In a welcome surprise for many, the UK has experienced a rapid increase in wage growth, reaching speeds not seen for nearly two years.
Data from the Office for National Statistics (ONS) paints an encouraging picture for workers, with average weekly earnings (excluding bonuses) leaping from 6.7% to 7.2% in the three months leading up to April 2023.
The acceleration in regular pay growth is the fastest since June 2021 and a record high outside the pandemic context, according to the ONS.
The Current State of UK Wages
In April, a rise in the national minimum wage came into effect, impacting the lower end of the pay scale.
Simultaneously, private sector employers rolled out new annual pay awards, adding an extra boost to pay packets across the country as we started the new tax year.
The Impact of Wage Growth
Beyond the immediate benefits for employees, wage growth often indicates brewing inflationary pressures within the economy.
These figures will undoubtedly pique the interest of the Bank of England’s rate-setters, who are ever vigilant for signs of strengthening inflation.
When wages rise robustly, the result is often a corresponding inflation increase as businesses pass on increased labour costs to consumers.
However, real wage growth, which takes into account inflation, remains in the negative due to the double-digit inflation experienced in February and March.
A Look at the Labour Market
Despite positive wage growth, UK labour market statistics paints a somewhat different picture.
The unemployment rate inched up by 0.1 percentage points to 3.8% in the three months to April, driven by individuals who had been out of work for over a year.
Despite this slight increase, the jobless rate still managed to stay below the 4% forecast by economists.
The UK’s labour market has maintained a healthy level of activity over the past year, resisting pressures from rapidly rising interest rates as businesses persist in their hiring and retention endeavours.
The quantity of available roles, although dwindling since its record peak last summer, remains high with over a million positions available.
Anticipated Moves from the Bank of England
As we approach the Bank of England’s next interest rate decision on June 22, all eyes will be on the Monetary Policy Committee (MPC).
Current speculation leans towards an increase in borrowing costs by another quarter of a percentage point to 4.75%.
The enduring high inflation rate, which stubbornly outpaced the MPC’s projections, reached 8.7% in April.
Labour Force Inactivity and Its Impact
An interesting metric to watch is labour force inactivity, which measures the percentage of the population not actively seeking employment.

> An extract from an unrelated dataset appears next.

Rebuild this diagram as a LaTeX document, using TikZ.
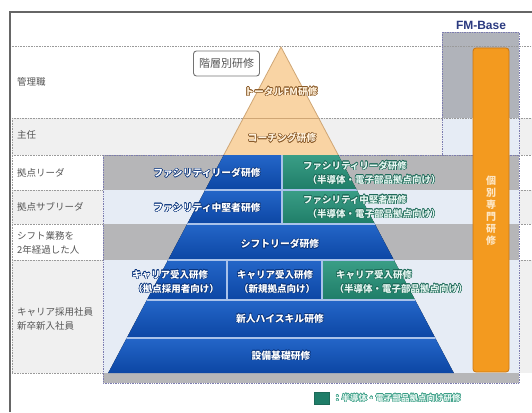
\documentclass[tikz,border=0pt]{standalone}
\usepackage{fontspec}
\setmainfont{Noto Sans CJK JP}
\newfontfamily\latf{Liberation Sans}
\usepackage{contour}
\contourlength{0.5pt}
\contournumber{16}
\usetikzlibrary{calc}
\definecolor{bluT}{HTML}{2466C8}
\definecolor{bluB}{HTML}{0C46A4}
\definecolor{bluO}{HTML}{0A357E}
\definecolor{grnT}{HTML}{3A9E86}
\definecolor{grnB}{HTML}{1F7D68}
\definecolor{grnO}{HTML}{1C6A58}
\definecolor{grnL}{HTML}{E6F6F1}
\definecolor{peach}{HTML}{F9D4A4}
\definecolor{peachline}{HTML}{CFA675}
\definecolor{peachO}{HTML}{8A5A28}
\definecolor{peachL}{HTML}{FFF1DC}
\definecolor{gstripe}{HTML}{B6B6B8}
\definecolor{lstripe}{HTML}{E6ECF5}
\definecolor{lrow}{HTML}{F0F0F0}
\definecolor{fmgray}{HTML}{B0B3BA}
\definecolor{dotc}{HTML}{7C7CB0}
\definecolor{dotg}{HTML}{9A9A9A}
\definecolor{orangeF}{HTML}{F39A1F}
\definecolor{orangeD}{HTML}{C97612}
\definecolor{orangeL}{HTML}{FDE6C4}
\definecolor{navy}{HTML}{2B3A80}
\definecolor{lbl}{HTML}{555555}
\definecolor{sepc}{HTML}{A9C2EA}
\begin{document}
\begin{tikzpicture}[x=1pt,y=-1pt,
  lbltxt/.style={anchor=west,inner sep=0,text=lbl,font=\fontsize{9.5}{14}\selectfont,align=left},
  btxt/.style={inner sep=0,text=white,font=\bfseries\fontsize{9.8}{11}\selectfont},
  gtxt/.style={inner sep=0,text=grnL,font=\bfseries\fontsize{9.5}{11}\selectfont},
  ptxt/.style={inner sep=0,text=peachL,font=\bfseries\fontsize{9.8}{11}\selectfont},
  dotline/.style={dotg,densely dotted,line width=0.6pt},
  dotbox/.style={dotc,densely dotted,line width=0.7pt},
  sepline/.style={sepc,line width=1.1pt}]
\useasboundingbox (0,0) rectangle (532,412);
% ---------- background rows ----------
\fill[lrow] (12,118) rectangle (532,155);
\fill[lrow] (12,190) rectangle (103,224);
\fill[lrow] (12,260) rectangle (103,373);
\fill[lrow] (519,190) rectangle (532,224);
\fill[lrow] (519,260) rectangle (532,373);
\fill[gstripe] (103,155) rectangle (519,190);
\fill[lstripe] (103,190) rectangle (519,224);
\fill[gstripe] (103,224) rectangle (519,260);
\fill[lstripe] (103,260) rectangle (519,373);
\fill[gstripe] (103,373) rectangle (519,383);
\fill[fmgray] (442,32) rectangle (519,118);
\fill[lstripe] (442,118) rectangle (519,155);
% ---------- dotted rules ----------
\draw[dotline] (10,46) -- (532,46);
\draw[dotline] (12,118) -- (532,118);
\draw[dotline] (12,155) -- (532,155);
\foreach \yy in {190,224,260} {
  \draw[dotline] (12,\yy) -- (103,\yy);
  \draw[dotline] (519,\yy) -- (532,\yy);
}
\draw[dotline] (12,373) -- (103,373);
\draw[dotline] (12,118) -- (12,373);
\draw[dotbox] (103,155) rectangle (519,383);
\draw[dotbox] (442,155) -- (442,32) -- (519,32) -- (519,155);
% ---------- outer frame ----------
\draw[line width=1.4pt,black!60] (10,412) -- (10,12) -- (532,12);
% ---------- pyramid ----------
\coordinate (apex) at (281,47);
\coordinate (bl) at (108.2,373);
\coordinate (br) at (453.8,373);
\begin{scope}
  \clip (apex) -- (bl) -- (br) -- cycle;
  \fill[peach] (100,40) rectangle (460,155);
  \fill[top color=bluT,bottom color=bluB] (100,155) rectangle (282,190);
  \fill[top color=grnT,bottom color=grnB] (282,155) rectangle (460,190);
  \fill[top color=bluT,bottom color=bluB] (100,190) rectangle (282,224);
  \fill[top color=grnT,bottom color=grnB] (282,190) rectangle (460,224);
  \fill[top color=bluT,bottom color=bluB] (100,224) rectangle (460,260);
  \fill[top color=bluT,bottom color=bluB] (100,260) rectangle (322,300);
  \fill[top color=grnT,bottom color=grnB] (322,260) rectangle (460,300);
  \fill[top color=bluT,bottom color=bluB] (100,300) rectangle (460,338);
  \fill[top color=bluT,bottom color=bluB] (100,338) rectangle (460,373);
  \draw[peachline,line width=0.8pt] (100,118) -- (460,118);
  \foreach \yy in {190,224,260,300,338} \draw[sepline] (100,\yy) -- (460,\yy);
  \draw[sepline] (282,155) -- (282,224);
  \draw[sepline] (227,260) -- (227,300);
  \draw[sepline] (322,260) -- (322,300);
\end{scope}
\draw[peachline,line width=0.8pt] (223.8,155) -- (apex) -- (338.2,155);
% ---------- pyramid texts ----------
\node[ptxt] (p1) at (281,92) {\contour{peachO}{トータルFM研修}};
\node[ptxt] (p2) at (282,138) {\contour{peachO}{コーチング研修}};
\node[btxt] (b1) at (207,173) {\contour{bluO}{ファシリティリーダ研修}};
\node[gtxt] (g1a) at (355,166) {\contour{grnO}{ファシリティリーダ研修}};
\node[gtxt] (g1b) at (374,180) {\contour{grnO}{（半導体・電子部品拠点向け）}};
\node[btxt] (b2) at (207,208) {\contour{bluO}{ファシリティ中堅者研修}};
\node[gtxt] (g2a) at (355,200) {\contour{grnO}{ファシリティ中堅者研修}};
\node[gtxt] (g2b) at (374,214) {\contour{grnO}{（半導体・電子部品拠点向け）}};
\node[btxt] (b3) at (280,244) {\contour{bluO}{シフトリーダ研修}};
\node[btxt,font=\bfseries\fontsize{9.5}{11}\selectfont] (c1a) at (170,275) {\contour{bluO}{キャリア受入研修}};
\node[btxt,font=\bfseries\fontsize{9.5}{11}\selectfont] (c1b) at (176,289) {\contour{bluO}{（拠点採用者向け）}};
\node[btxt,font=\bfseries\fontsize{9.5}{11}\selectfont] (c2a) at (275,275) {\contour{bluO}{キャリア受入研修}};
\node[btxt,font=\bfseries\fontsize{9.5}{11}\selectfont] (c2b) at (277,289) {\contour{bluO}{（新規拠点向け）}};
\node[gtxt] (c3a) at (374,275) {\contour{grnO}{キャリア受入研修}};
\node[gtxt] (c3b) at (401,289) {\contour{grnO}{（半導体・電子部品拠点向け）}};
\node[btxt] (b4) at (280,319) {\contour{bluO}{新人ハイスキル研修}};
\node[btxt] (b5) at (281,356) {\contour{bluO}{設備基礎研修}};
% ---------- header box ----------
\node[draw=black!55,rounded corners=3pt,line width=0.9pt,text=lbl,
      font=\fontsize{11}{12}\selectfont,minimum width=66,minimum height=25,inner sep=2]
      (kaiso) at (226.5,63.5) {階層別研修};
% ---------- left labels ----------
\node[lbltxt] (l1) at (17,82) {管理職};
\node[lbltxt] (l2) at (17,135) {主任};
\node[lbltxt] (l3) at (17,173) {拠点リーダ};
\node[lbltxt] (l4) at (17,207) {拠点サブリーダ};
\node[lbltxt] (l5) at (17,243) {シフト業務を\\2年経過した人};
\node[lbltxt] (l6) at (17,319) {キャリア採用社員\\新卒新入社員};
% ---------- FM-Base ----------
\node[inner sep=0,text=navy,font=\latf\bfseries\fontsize{12}{13}\selectfont] (fmb) at (481,25) {FM-Base};
\draw[fill=orangeF,draw=orangeD,line width=0.8pt,rounded corners=3pt] (473,48) rectangle (509,372);
\node[inner sep=0,text=orangeL,align=center,font=\bfseries\fontsize{10}{12}\selectfont] (kobetsu) at (491,211)
  {個\\別\\専\\門\\研\\修};
% ---------- legend ----------
\node[draw=grnO,fill=grnB,minimum width=15,minimum height=12,inner sep=0] (sw) at (321.5,398.5) {};
\node[anchor=west,inner sep=0,text=grnL,font=\bfseries\fontsize{8.5}{10}\selectfont] (legt) at (333,398.5)
  {\contour{grnT}{：半導体・電子部品拠点向け研修}};
\end{tikzpicture}
\end{document}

This figure dipped by 0.4 percentage points to 21%.
The number of people attributing long-term sickness as their reason for inactivity hit a record high between February and April.
The pandemic has had a severe impact on labour force participation in the UK, dramatically reducing the supply of workers and giving existing employees increased bargaining power for better pay deals.
The Issue of Early Retirement
Bank’s Monetary Policy Committee member Catherine Mann recently highlighted the risk of early retirees stoking intergenerational tensions.
Younger workers could bear the burden of their elders’ retirement through higher taxes necessary to fund public services.
This tension, in addition to the current wage growth and labour market status, presents a complex tapestry for policymakers and businesses alike to navigate.
Summary
As we advance through 2023, the UK wage growth trend and its potential ramifications on the broader economy will be a story to watch closely.
The Bank of England’s upcoming decision will undoubtedly have far-reaching effects, making it a pivotal point in this ongoing narrative.